Copy each line in which the string "standalone" occurs.

[START Supplied information]

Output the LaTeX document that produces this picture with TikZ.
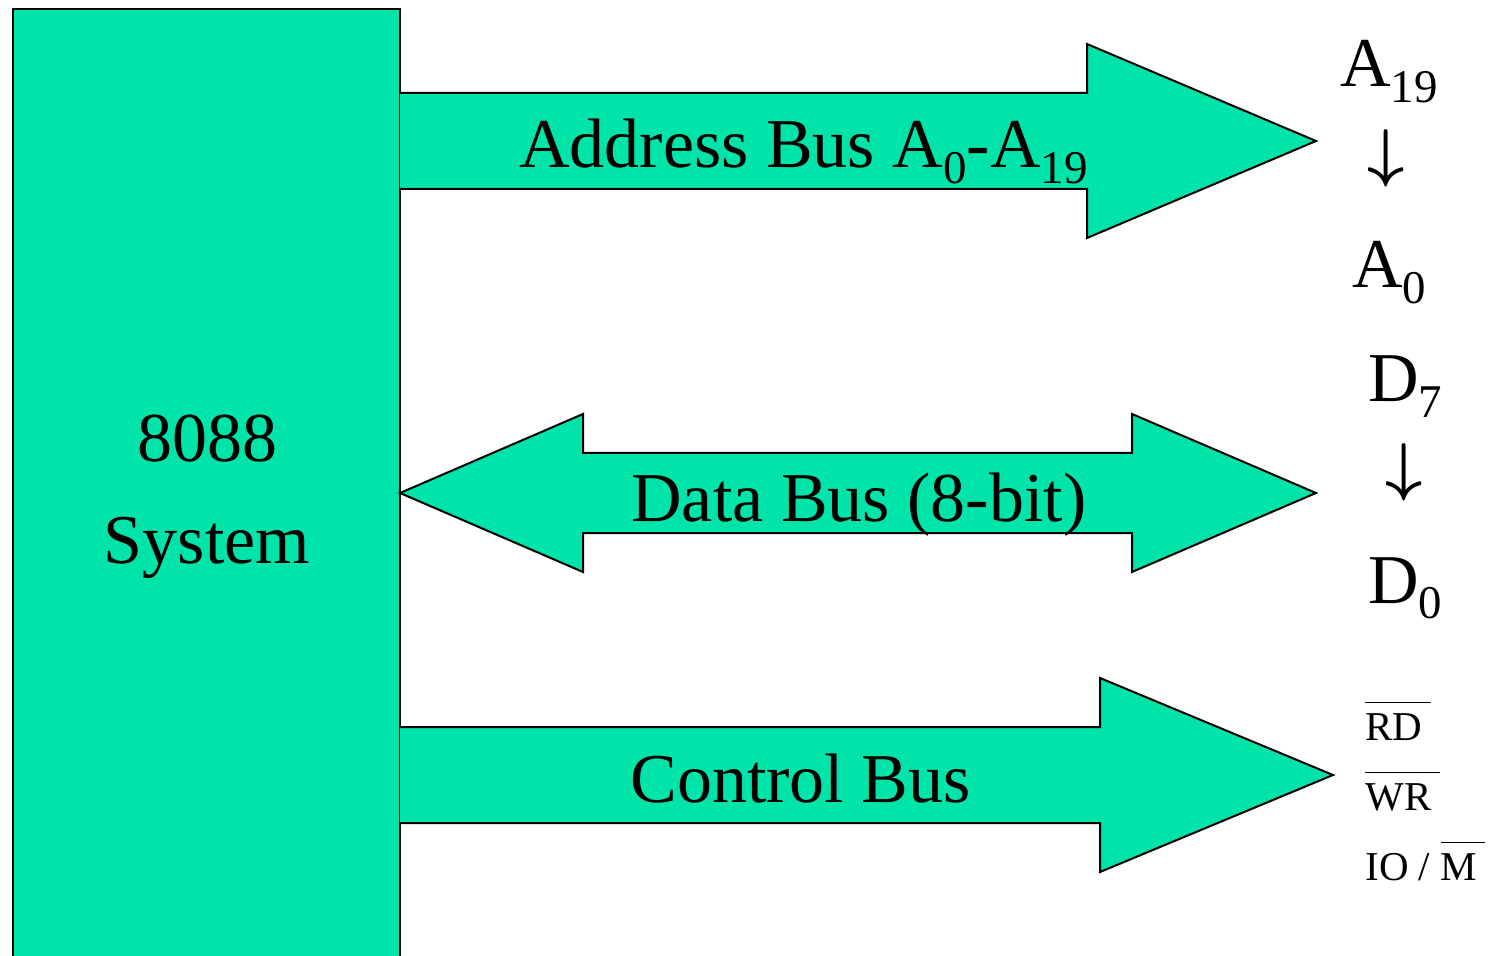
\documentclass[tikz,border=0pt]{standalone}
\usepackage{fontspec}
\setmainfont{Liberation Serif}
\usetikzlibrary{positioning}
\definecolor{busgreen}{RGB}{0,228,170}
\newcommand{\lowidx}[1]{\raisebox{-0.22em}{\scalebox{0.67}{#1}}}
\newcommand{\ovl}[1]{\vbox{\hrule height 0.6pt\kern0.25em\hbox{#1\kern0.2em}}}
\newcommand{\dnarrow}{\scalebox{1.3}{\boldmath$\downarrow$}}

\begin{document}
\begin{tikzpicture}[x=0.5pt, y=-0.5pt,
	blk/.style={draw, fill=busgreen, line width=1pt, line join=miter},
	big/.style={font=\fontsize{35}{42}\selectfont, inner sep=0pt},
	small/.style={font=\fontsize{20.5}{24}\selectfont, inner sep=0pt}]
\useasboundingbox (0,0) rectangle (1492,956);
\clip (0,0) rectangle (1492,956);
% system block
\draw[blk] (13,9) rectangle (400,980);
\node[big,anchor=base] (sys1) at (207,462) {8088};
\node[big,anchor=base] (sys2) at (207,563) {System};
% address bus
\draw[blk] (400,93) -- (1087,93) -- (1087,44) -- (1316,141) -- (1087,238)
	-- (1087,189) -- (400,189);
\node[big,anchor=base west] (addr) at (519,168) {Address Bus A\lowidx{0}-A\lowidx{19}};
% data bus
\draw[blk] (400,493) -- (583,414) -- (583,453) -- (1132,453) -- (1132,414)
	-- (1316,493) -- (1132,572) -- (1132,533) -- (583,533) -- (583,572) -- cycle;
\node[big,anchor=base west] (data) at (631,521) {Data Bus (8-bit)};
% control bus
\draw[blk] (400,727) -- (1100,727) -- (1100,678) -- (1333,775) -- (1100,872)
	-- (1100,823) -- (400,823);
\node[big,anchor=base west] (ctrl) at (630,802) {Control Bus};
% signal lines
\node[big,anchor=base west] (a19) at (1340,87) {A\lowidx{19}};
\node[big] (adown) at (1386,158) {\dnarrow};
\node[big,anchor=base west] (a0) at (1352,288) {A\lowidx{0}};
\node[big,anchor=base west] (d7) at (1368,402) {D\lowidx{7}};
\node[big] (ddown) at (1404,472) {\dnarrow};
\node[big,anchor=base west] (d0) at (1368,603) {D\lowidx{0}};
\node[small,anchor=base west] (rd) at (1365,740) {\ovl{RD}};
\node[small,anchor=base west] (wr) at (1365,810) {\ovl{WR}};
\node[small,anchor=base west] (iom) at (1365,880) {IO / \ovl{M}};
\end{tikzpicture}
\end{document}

[END Supplied information]
[START Supplied information]

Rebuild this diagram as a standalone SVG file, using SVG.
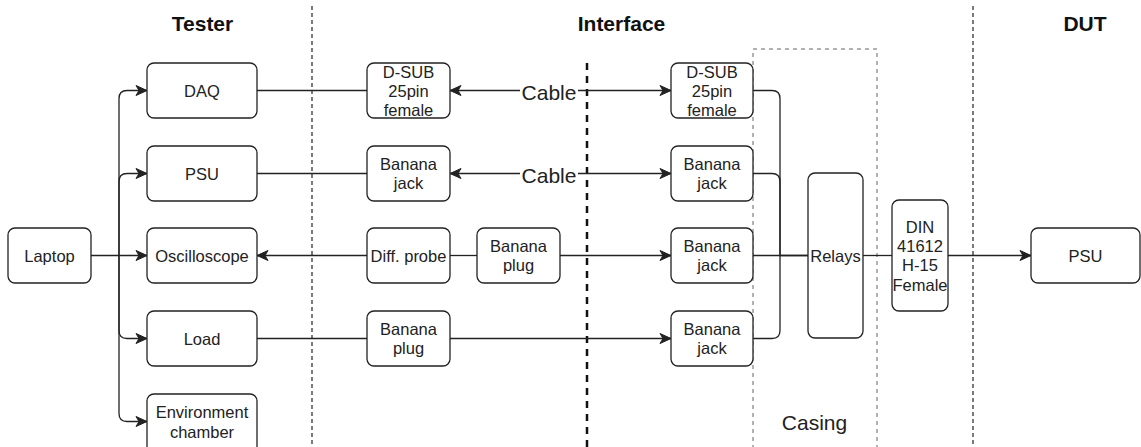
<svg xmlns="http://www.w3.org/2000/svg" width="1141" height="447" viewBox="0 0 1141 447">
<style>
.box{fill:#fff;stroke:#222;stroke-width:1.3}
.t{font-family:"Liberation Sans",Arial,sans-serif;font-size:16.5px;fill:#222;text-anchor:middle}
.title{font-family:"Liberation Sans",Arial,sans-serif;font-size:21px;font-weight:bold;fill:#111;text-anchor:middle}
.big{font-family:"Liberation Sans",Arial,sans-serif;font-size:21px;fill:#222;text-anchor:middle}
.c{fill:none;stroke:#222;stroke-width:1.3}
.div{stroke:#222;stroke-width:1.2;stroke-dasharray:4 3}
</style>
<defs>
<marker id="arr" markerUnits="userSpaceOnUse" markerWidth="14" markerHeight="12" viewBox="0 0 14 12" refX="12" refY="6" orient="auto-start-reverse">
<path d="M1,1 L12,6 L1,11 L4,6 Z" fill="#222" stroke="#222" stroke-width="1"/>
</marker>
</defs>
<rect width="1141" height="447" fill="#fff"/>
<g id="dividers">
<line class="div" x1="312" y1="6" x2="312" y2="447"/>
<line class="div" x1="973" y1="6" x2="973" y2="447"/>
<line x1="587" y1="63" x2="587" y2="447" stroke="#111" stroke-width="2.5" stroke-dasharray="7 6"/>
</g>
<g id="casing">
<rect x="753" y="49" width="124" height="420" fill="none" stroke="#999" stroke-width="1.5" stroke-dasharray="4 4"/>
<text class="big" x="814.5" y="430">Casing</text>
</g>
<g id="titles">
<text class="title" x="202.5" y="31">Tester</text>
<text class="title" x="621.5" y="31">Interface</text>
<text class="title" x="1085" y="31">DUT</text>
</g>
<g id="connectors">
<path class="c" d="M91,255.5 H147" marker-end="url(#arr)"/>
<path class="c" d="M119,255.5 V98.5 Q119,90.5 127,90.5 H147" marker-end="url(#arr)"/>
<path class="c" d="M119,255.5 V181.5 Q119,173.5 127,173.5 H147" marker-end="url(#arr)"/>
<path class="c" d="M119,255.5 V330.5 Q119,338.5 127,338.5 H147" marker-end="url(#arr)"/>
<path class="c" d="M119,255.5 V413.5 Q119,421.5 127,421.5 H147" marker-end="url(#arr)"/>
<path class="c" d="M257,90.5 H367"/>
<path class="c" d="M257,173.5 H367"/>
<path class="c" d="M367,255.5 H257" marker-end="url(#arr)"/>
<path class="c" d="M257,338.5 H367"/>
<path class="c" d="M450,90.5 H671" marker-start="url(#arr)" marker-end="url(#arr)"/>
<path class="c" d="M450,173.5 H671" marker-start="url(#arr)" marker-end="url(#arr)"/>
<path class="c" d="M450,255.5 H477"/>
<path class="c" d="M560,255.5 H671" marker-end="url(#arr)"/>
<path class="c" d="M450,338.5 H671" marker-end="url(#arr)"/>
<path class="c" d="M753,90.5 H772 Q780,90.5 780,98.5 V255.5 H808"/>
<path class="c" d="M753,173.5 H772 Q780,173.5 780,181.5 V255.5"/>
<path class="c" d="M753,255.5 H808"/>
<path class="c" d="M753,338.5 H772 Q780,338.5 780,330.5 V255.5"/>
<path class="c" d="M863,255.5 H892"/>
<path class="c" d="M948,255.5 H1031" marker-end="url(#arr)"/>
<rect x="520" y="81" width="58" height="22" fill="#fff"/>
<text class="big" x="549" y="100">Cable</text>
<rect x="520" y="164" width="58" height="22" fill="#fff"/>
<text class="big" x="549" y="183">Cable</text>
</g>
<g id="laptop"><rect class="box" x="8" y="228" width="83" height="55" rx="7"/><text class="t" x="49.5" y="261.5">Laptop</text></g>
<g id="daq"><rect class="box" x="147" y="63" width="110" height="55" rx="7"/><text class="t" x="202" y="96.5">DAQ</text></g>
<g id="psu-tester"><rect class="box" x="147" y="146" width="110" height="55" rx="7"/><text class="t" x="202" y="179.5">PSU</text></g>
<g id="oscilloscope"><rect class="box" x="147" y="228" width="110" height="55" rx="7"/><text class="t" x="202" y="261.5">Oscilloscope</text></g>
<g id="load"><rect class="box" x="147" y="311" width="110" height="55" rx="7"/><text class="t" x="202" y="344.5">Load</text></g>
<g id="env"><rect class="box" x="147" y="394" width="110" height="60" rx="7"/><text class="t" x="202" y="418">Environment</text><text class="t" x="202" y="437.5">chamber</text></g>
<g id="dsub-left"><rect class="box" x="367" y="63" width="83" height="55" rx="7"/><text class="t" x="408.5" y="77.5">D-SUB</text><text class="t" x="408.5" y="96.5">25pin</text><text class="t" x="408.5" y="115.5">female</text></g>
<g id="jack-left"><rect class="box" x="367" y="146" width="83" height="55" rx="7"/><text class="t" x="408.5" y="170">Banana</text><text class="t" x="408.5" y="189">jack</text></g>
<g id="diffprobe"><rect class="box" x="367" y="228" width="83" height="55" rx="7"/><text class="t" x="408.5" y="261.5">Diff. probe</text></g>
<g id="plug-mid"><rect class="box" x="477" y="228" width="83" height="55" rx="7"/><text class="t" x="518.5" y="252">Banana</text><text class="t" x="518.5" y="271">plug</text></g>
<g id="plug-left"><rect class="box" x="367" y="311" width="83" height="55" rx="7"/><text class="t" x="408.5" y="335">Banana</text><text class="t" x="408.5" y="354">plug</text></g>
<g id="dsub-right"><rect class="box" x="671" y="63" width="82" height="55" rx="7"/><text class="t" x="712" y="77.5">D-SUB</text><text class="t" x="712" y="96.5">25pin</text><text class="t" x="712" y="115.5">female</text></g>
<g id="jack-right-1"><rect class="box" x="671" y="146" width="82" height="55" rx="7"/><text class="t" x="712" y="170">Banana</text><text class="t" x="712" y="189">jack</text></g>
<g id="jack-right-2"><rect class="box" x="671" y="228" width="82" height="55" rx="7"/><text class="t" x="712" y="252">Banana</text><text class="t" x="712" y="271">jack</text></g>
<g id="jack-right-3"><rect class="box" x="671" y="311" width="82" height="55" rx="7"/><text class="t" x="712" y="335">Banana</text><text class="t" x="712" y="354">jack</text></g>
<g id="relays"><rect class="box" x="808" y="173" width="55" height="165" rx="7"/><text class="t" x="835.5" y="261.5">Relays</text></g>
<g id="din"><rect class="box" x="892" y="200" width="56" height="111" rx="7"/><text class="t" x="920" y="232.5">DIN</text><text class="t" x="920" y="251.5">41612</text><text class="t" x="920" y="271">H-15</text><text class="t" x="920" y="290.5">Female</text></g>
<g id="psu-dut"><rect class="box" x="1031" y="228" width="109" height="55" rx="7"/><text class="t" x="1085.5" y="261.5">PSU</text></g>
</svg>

[END Supplied information]

● Solution for this exercise
\documentclass[tikz,border=0pt]{standalone}
Rebuild this diagram as a standalone SVG file, using SVG.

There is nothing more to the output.